Now notice what the angel tied to Daniel’s chastisement?
“Thy words were heard, and I am come for thy words.” Here is a mystery for which I have no solution. But it appears that a part of the process of the Lord’s answer to Daniel’s prayers was this honest self-humbling before the throne of God.

There is a great deal that I don’t understand about prayer, but I do understand the promises. “If my people, which are called by my name, shall humble themselves, and pray, and seek my face, and turn from their wicked ways; then will I hear from heaven, and will forgive their sin, and will heal their land.” Are you aware that this verse from II Chronicles 7 is the Lord’s answer to Solomon’s prayer at the dedication of the Temple? Listen to some of Solomon’s prayer. “When the heaven is shut up, and there is no rain, because they have sinned against thee; yet if they pray toward this place, and confess thy name, and turn from their sin, when thou dost afflict them; Then hear thou from heaven, and forgive the sin of thy servants, and of thy people Israel, when thou hast taught them the good way, wherein they should walk; and send rain upon thy land, which thou hast given unto thy people for an inheritance. If there be dearth in the land, if there be pestilence, if there be blasting, or mildew, locusts, or caterpillers; if their enemies besiege them in the cities of their land; whatsoever sore or whatsoever sickness there be: Then what prayer or what supplication soever shall be made of any man, or of all thy people Israel, when every one shall know his own sore and his own grief, and shall spread forth his hands in this house: Then hear thou from heaven thy dwelling place, and forgive, and render unto every man according unto all his ways, whose heart thou knowest; (for thou only knowest the hearts of the children of men:) If they sin against thee, (for there is no man which sinneth not,) and thou be angry with them, and deliver them over before their enemies, and they carry them away captives unto a land far off or near; Yet if they bethink themselves in the land whither they are carried captive, and turn and pray unto thee in the land of their captivity, saying, We have sinned, we have done amiss, and have dealt wickedly; If they return to thee with all their heart and with all their soul in the land of their captivity, whither they have carried them captives, and pray toward their land, which thou gavest unto their fathers, and toward the city which thou hast chosen, and toward the house which I have built for thy name: Then hear thou from the heavens, even from thy dwelling place, their prayer and their supplications, and maintain their cause, and forgive thy people which have sinned against thee.”

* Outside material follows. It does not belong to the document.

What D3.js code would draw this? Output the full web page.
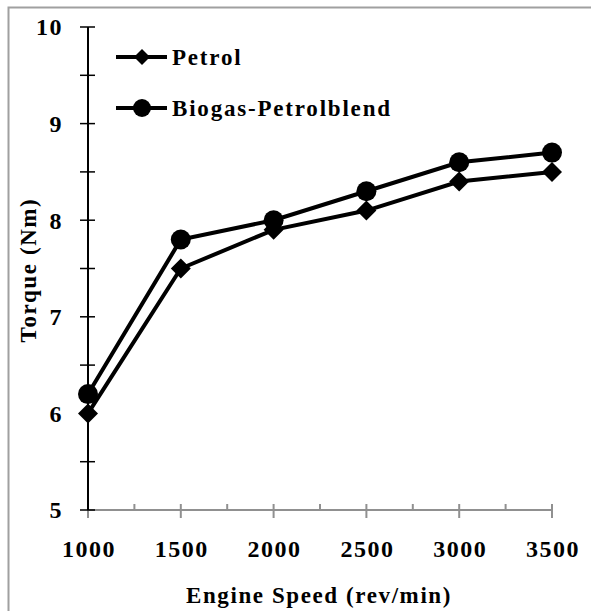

Statements like these could be multiplied a hundred times from both Testaments. “Confess your faults one to another, and pray one for another, that ye may be healed. The effectual fervent prayer of a righteous man availeth much.” “Whatsoever we ask, we receive of him, because we keep his commandments, and do those things that are pleasing in his sight.”

Why is it that our prayers often appear to be unheard? Could it be that they are too frivolous, and we are too flippant? Could it be that we pray out of our lusts rather than our of true humility? Could it be that we are seek our own will and not the Lord’s will?

Daniel spent three weeks on his face before God, seeking understanding and divine blessing. The scripture says that as a direct result of Daniel’s attitude – physical attitude and spiritual attitude – God sent His angel to minister to him. Whether or not we realize it, we need these same kinds of blessings. But we will never have them until we make the same kind of approach toward the Lord.